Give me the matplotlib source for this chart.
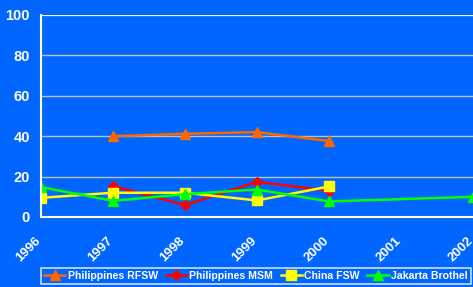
import numpy as np
import matplotlib.pyplot as plt
from matplotlib.transforms import ScaledTranslation

plt.rcParams['font.family'] = ['Liberation Sans', 'DejaVu Sans']
plt.rcParams['font.weight'] = 'bold'

years = [1996, 1997, 1998, 1999, 2000, 2001, 2002]

rfsw_x = [1997, 1998, 1999, 2000]
rfsw_y = [40.0, 41.2, 42.0, 37.6]

msm_x = [1997, 1998, 1999, 2000]
msm_y = [15.3, 5.9, 17.4, 13.0]

china_x = [1996, 1997, 1998, 1999, 2000]
china_y = [9.5, 12.0, 12.0, 8.2, 15.1]

jakarta_x = [1996, 1997, 1998, 1999, 2000, 2002]
jakarta_y = [14.8, 8.0, 11.3, 13.6, 7.7, 10.0]

bg = '#0066ff'
fig = plt.figure(figsize=(4.73, 2.87), dpi=100, facecolor=bg)
ax = fig.add_axes([41 / 473, 70 / 287, 432 / 473, 202 / 287])
ax.set_facecolor(bg)

ax.plot(rfsw_x, rfsw_y, color='#ff6600', marker='^', markersize=7, lw=1.8, label='Philippines RFSW')
ax.plot(msm_x, msm_y, color='#ff0000', marker='D', markersize=5, lw=1.8, label='Philippines MSM')
ax.plot(china_x, china_y, color='#ffff00', marker='s', markersize=7, lw=1.8, label='China FSW')
ax.plot(jakarta_x, jakarta_y, color='#00ff00', marker='^', markersize=7, lw=1.8, label='Jakarta Brothel')

ax.set_xlim(1996, 2002)
ax.set_ylim(0, 100)
ax.set_yticks([0, 20, 40, 60, 80, 100])
ax.set_xticks(years)
ax.set_xticklabels([str(y) for y in years], rotation=45, ha='right', rotation_mode='anchor')
ax.yaxis.grid(True, color='#c0c0c0', lw=1)
ax.axhline(100, color='white', lw=1.2)
ax.set_axisbelow(True)

for s in ['top', 'right']:
    ax.spines[s].set_visible(False)
for s in ['left', 'bottom']:
    ax.spines[s].set_color('white')
    ax.spines[s].set_linewidth(1.5)

ax.tick_params(axis='both', length=0, colors='white')
ax.tick_params(axis='x', pad=13, labelsize=9.5)
ax.tick_params(axis='y', pad=8, labelsize=10.5)
shift = ScaledTranslation(-6 / 100, 0, fig.dpi_scale_trans)
for lab in ax.get_xticklabels():
    lab.set_transform(lab.get_transform() + shift)

leg = ax.legend(loc='upper left', bbox_to_anchor=(0.0, -0.252, 430 / 432, 0.0), mode='expand',
                ncol=4, frameon=True, fontsize=7.6, handlelength=2.0, handletextpad=0.25,
                columnspacing=0.5, borderpad=0.3, fancybox=False, borderaxespad=0)
leg.get_frame().set_facecolor(bg)
leg.get_frame().set_edgecolor('white')
leg.get_frame().set_linewidth(1.2)
for t in leg.get_texts():
    t.set_color('white')

fig.savefig('out.png', dpi=100, facecolor=bg)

##############################

Without any pictures, reproduce the lines from the first one in the material through the line that has "ax.set_facecolor(bg)", exactly as they appear.

→ Answer to this exercise
Give me the matplotlib source for this chart.
import numpy as np
import matplotlib.pyplot as plt
from matplotlib.transforms import ScaledTranslation

plt.rcParams['font.family'] = ['Liberation Sans', 'DejaVu Sans']
plt.rcParams['font.weight'] = 'bold'

years = [1996, 1997, 1998, 1999, 2000, 2001, 2002]

rfsw_x = [1997, 1998, 1999, 2000]
rfsw_y = [40.0, 41.2, 42.0, 37.6]

msm_x = [1997, 1998, 1999, 2000]
msm_y = [15.3, 5.9, 17.4, 13.0]

china_x = [1996, 1997, 1998, 1999, 2000]
china_y = [9.5, 12.0, 12.0, 8.2, 15.1]

jakarta_x = [1996, 1997, 1998, 1999, 2000, 2002]
jakarta_y = [14.8, 8.0, 11.3, 13.6, 7.7, 10.0]

bg = '#0066ff'
fig = plt.figure(figsize=(4.73, 2.87), dpi=100, facecolor=bg)
ax = fig.add_axes([41 / 473, 70 / 287, 432 / 473, 202 / 287])
ax.set_facecolor(bg)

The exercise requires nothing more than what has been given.